What would be your top three priorities if you were elected to office?
Repeal the bail reform, present a marijuana legalization law that would really benefit "we the people" and not the big corporations. And then the third thing would be getting involved in trying to lower mass incarceration through things like allowing for jury nullification, though obviously that goes back to bail reform. I would massively fund the public defender's office too. The public defender's office is so overworked. The idea of having a fair trial is laughable. If you have money and you have means and you can get a good lawyer, then you can be as close to justice as you can. But if you have a public defender who is overworked, and they have 40 cases, they can't help everyone properly.

What sort of methods will you utilize during your campaign?
I might have a few 420-friendly type of parties here [at The Joint in Trenton]. I'm going to use this as my campaign headquarters.
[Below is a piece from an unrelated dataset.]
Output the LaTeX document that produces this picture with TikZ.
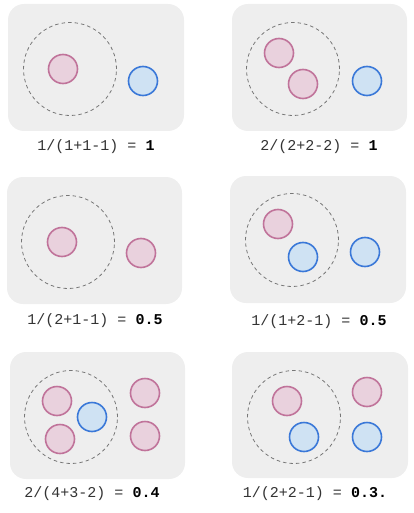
\documentclass[tikz,border=0pt]{standalone}
\usepackage{fontspec}
\setmonofont{Liberation Mono}
\definecolor{boxgray}{HTML}{EEEEEE}
\definecolor{pinkfill}{HTML}{E9D1DD}
\definecolor{pinkline}{HTML}{C0739A}
\definecolor{bluefill}{HTML}{CFE2F3}
\definecolor{blueline}{HTML}{3A78D8}
\definecolor{dashgray}{HTML}{777777}
\definecolor{txtgray}{HTML}{333333}
\begin{document}
\begin{tikzpicture}[x=1pt,y=-1pt,
  panel/.style={fill=boxgray,draw=none,rounded corners=16pt},
  pinkc/.style={circle,draw=pinkline,fill=pinkfill,line width=1.6pt,minimum size=29pt,inner sep=0pt},
  bluec/.style={circle,draw=blueline,fill=bluefill,line width=1.6pt,minimum size=29pt,inner sep=0pt},
  groupc/.style={circle,draw=dashgray,dash pattern=on 3.5pt off 3pt,line width=0.8pt,minimum size=93pt,inner sep=0pt},
  lbl/.style={font=\ttfamily\fontsize{15}{17}\selectfont,text=txtgray,anchor=base,inner sep=0pt}]
\useasboundingbox (0,0) rectangle (414,513);
% panel 1
\path[panel] (8,4) rectangle (184,131);
\node[groupc] (g1) at (70,69) {};
\node[pinkc] (a1) at (63,69) {};
\node[bluec] (b1) at (143,81) {};
\node[lbl] (t1) at (96,150) {1/(1+1-1) = \textbf{\color{black}1}};
% panel 2
\path[panel] (232,4) rectangle (407,131);
\node[groupc] (g2) at (293,69) {};
\node[pinkc] (a2) at (279,53) {};
\node[pinkc] (a3) at (303,84) {};
\node[bluec] (b2) at (367,81) {};
\node[lbl] (t2) at (319,150) {2/(2+2-2) = \textbf{\color{black}1}};
% panel 3
\path[panel] (7,177) rectangle (182,304);
\node[groupc] (g3) at (68,242) {};
\node[pinkc] (a4) at (62,242) {};
\node[pinkc] (a5) at (141,253) {};
\node[lbl] (t3) at (95,324) {1/(2+1-1) = \textbf{\color{black}0.5}};
% panel 4
\path[panel] (230,176) rectangle (406,303);
\node[groupc] (g4) at (292,240) {};
\node[pinkc] (a6) at (278,224) {};
\node[bluec] (b3) at (303,257) {};
\node[bluec] (b4) at (365,252) {};
\node[lbl] (t4) at (319,325) {1/(1+2-1) = \textbf{\color{black}0.5}};
% panel 5
\path[panel] (10,352) rectangle (185,479);
\node[groupc] (g5) at (71,417) {};
\node[pinkc] (a7) at (57,401) {};
\node[pinkc] (a8) at (60,439) {};
\node[bluec] (b5) at (92,417) {};
\node[pinkc] (a9) at (145,393) {};
\node[pinkc] (a10) at (145,436) {};
\node[lbl] (t5) at (92,497) {2/(4+3-2) = \textbf{\color{black}0.4}};
% panel 6
\path[panel] (232,352) rectangle (408,478);
\node[groupc] (g6) at (294,417) {};
\node[pinkc] (a11) at (287,401) {};
\node[bluec] (b6) at (304,437) {};
\node[pinkc] (a12) at (367,392) {};
\node[bluec] (b7) at (367,437) {};
\node[lbl] (t6) at (315,497) {1/(2+2-1) = \textbf{\color{black}0.3.}};
\end{tikzpicture}
\end{document}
Right now, I'm in the process of getting a new weed mobile. I plan on hitting some of these suburban towns like Hopewell and Titusville and those towns up along the river and up into Hunterdon County. Everyone around here knows me. People know me in Trenton. I can campaign very easily here. I can kiss babies and pass joints here.

In September, I'll start going to other parts of New Jersey, riding from town to town. A lot of people do know me there and read about me, but they don't know me by sight. I'm just going to go find spots and hangout, walk into bars passing out fliers. I'm going to stand in front of a couple supermarkets and talk to whoever will talk to me. I'm going to pay for a lot of political ads on Facebook. I'm going to use social media like a Russian.

Will you run again if you aren't elected in November?
Yes, I will run again. I want to effectuate change from within. It's my way of protesting and resisting.